Die steigenden Preise für importierte Waren träfen bei einem Ausstieg ohne Abkommen allerdings auch zahlreiche EU-Länder hart. Allen voran Deutschland.

„In der EU stehen insgesamt Exporte in Höhe von rund 33 Milliarden Euro auf dem Spiel, davon drohen mit 8,2 Milliarden Euro die größten Einbußen in Deutschland“, sagt Van het Hof. „Das entspricht 11,2 Prozent der Ausfuhren ins Vereinte Königreich und 0,6 Prozent der gesamten deutschen Ausfuhren."

Aus Deutschland würden die Briten bei einem harten Brexit vor allem aus den folgenden Bereichen weniger einkaufen:

  • Transportmittel und -ausrüstungen (2,9 Mrd. Euro),
  • Maschinenbau (1,4 Mrd. Euro),
  • Chemie (752 Mio. Euro),
  • Kunststoffe und Gummi (603 Mio. Euro) sowie
  • Metalle (540 Mio. Euro)

Bei einem Brexit mit Abkommen wären es immerhin noch geschätzte 4,2 Milliarden Euro Einbußen.

Niederlande und Frankreich ebenfalls in der Bredouille

Mit etwas Abstand folgen die Niederlande und Frankreich. Aus den Niederlanden würden britische Unternehmen geschätzte 4,8 Milliarden Euro weniger beschaffen, in Frankreich wären es Waren und Dienstleistungen im Wert von 3,6 Milliarden Euro, die nicht über den Kanal gehen.

Betroffen sind in den beiden Ländern vor allem der Maschinenbau, die chemische Industrie, Ausrüster für Transportunternehmen sowie Textilien (Niederlande) und Nahrungsmittel und Schmuck (Frankreich). 

Ebenfalls stark betroffen wären Belgien (-3,16 Mrd. Euro), Italien (-2,6 Mrd. Euro) und Spanien (-2 Mrd. Euro).

Briten müssen mehr für Schuhe und Regenschirme zahlen

Deutlich mehr Geld müssten die Briten künftig unter anderem für Schuhe, Hüte oder die auf der Insel praktisch unverzichtbaren Regenschirme auf den Tisch legen. Euler Hermes rechnet damit, dass die Preise für diese Waren um rund 20 Prozent anziehen.

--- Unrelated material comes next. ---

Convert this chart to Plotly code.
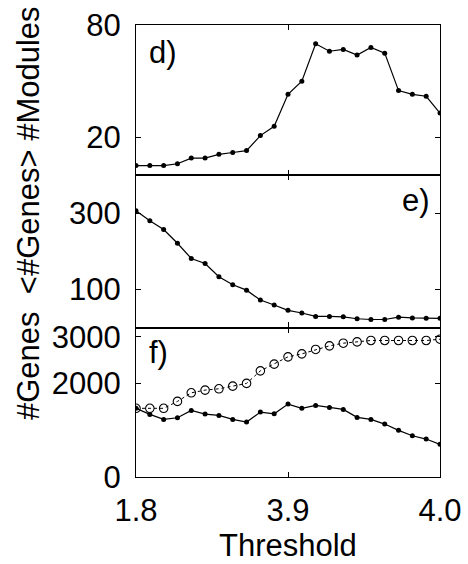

Ebenfalls betroffen wären Textilwaren, Dekorationsprodukte wie Federn oder künstliche Blumen sowie für lebendige Tiere und Tierprodukte. Auch für Speisen und Getränke, Alkohol, Tabak oder Essig müssen die Verbraucher im Vereinten Königreich deutlich tiefer in die Tasche greifen.